21 avril 2004 : l’émission « Live Five » de la BBC, qui avait interviewé LaRouche à deux reprises un an auparavant, reçoit cette fois Erica Duggan et Rudy Vis.

6 mai 2004 : Le Premier ministre Tony Blair provoque une tempête de protestations lorsqu’il nomme John Scarlett à la tête des services secrets britanniques, le fameux MI6. Scarlett fut, en tant que directeur du comité de renseignement conjoint, le principal auteur du livre blanc du 24 septembre 2002, qui affirmait mensongèrement que Saddam Hussein pouvait lancer des attaques à l’ADM en 45 minutes et avait tenté d’acheter de l’uranium africain dans le but de construire des bombes nucléaires. Scarlett avait travaillé sur ce dossier en relation étroite avec les proches conseillers de Blair qu’étaient Aleistair Campbell, mais aussi Phil Basset, le mari de la représentante officielle du Foreign Office, et présidente adjointe de la Chambre des Lords : la baronne Elizabeth Symons.

20 mai 2004 : Le magazine dominical Corriere della Sera publie un long article particulièrement diffamatoire contre Larouche, avec des interviews d’Erica et de Hugo Duggan. L’auteur est Augustino Gramigna.
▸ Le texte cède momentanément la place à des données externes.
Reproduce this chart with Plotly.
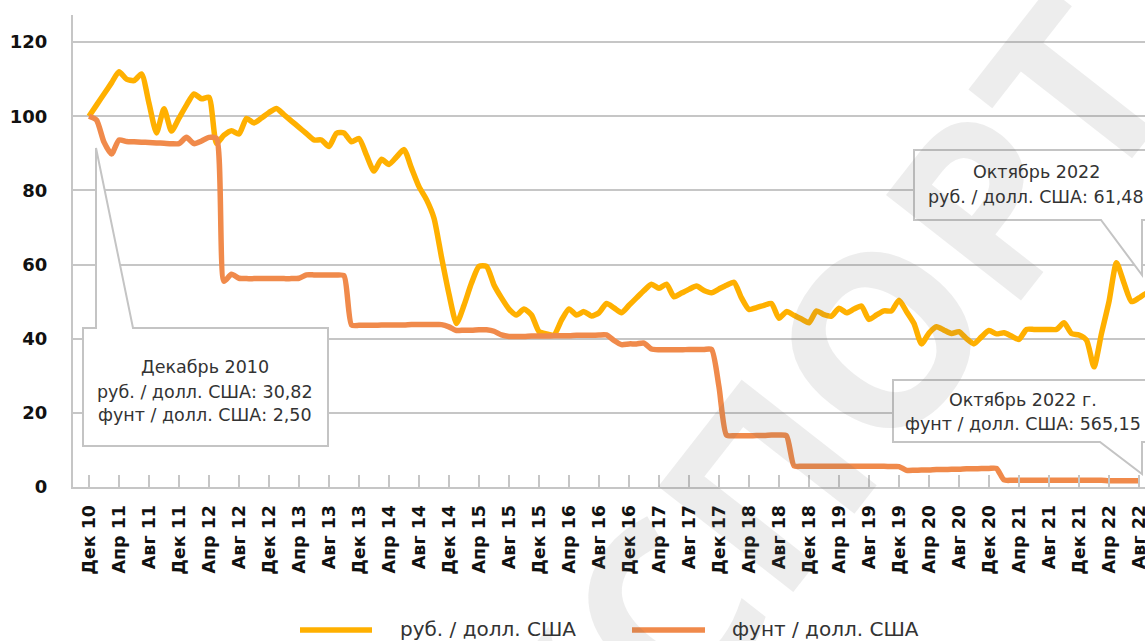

23 mai 2004 : Des membres du LYM ( Mouvement de Jeunes pour Larouche ) qui distribuaient la « Lettre Ouverte au Washington Post » de Lyndon LaRouche face au siège du journal, dans le centre-ville de Washington, D.C., rencontrent Michael Winstead. Celui-ci avait brièvement infiltré le bureau du LYM de Baltimore, avant de quitter subitement le groupe en répandant des calomnies. Accompagné d’un photographe du Washington Post, Winstead se vante auprès des militants du LYM de travailler pour le Post sur de futures diffamations, contre LaRouche et son Mouvement de Jeunes, qui s’attarderaient longuement sur le suicide de Jeremiah Duggan. (En quittant Baltimore, Winstead a laissé derrière lui une large collection d’images pornographiques qu’il avait téléchargées sur internet.)


[1En France, le « philosophe » Claude Rochet dédia même une partie de son site Internet pour démontrer comment la virginité à toute épreuve des auteurs avait été mise à mal par les « élucubrations » larouchistes.

[2L’Institut Schiller fut fondé en 1984 par Helga Zepp-LaRouche, figure de la politique allemande et épouse du candidat à l’investiture présidentielle démocrate Lyndon LaRouche.

[3Au cours de la Seconde guerre mondiale, quasiment toute l’équipe de Tavistock fut incorporée à la Division psychiatrique de l’Armée britannique. Le directeur de la clinique, le Dr. John Rawlings Rees, consigna cette expérience dans une série de conférences publiées au cours des années cinquante sous le titre Le modelage de la psychiatrie par la guerre.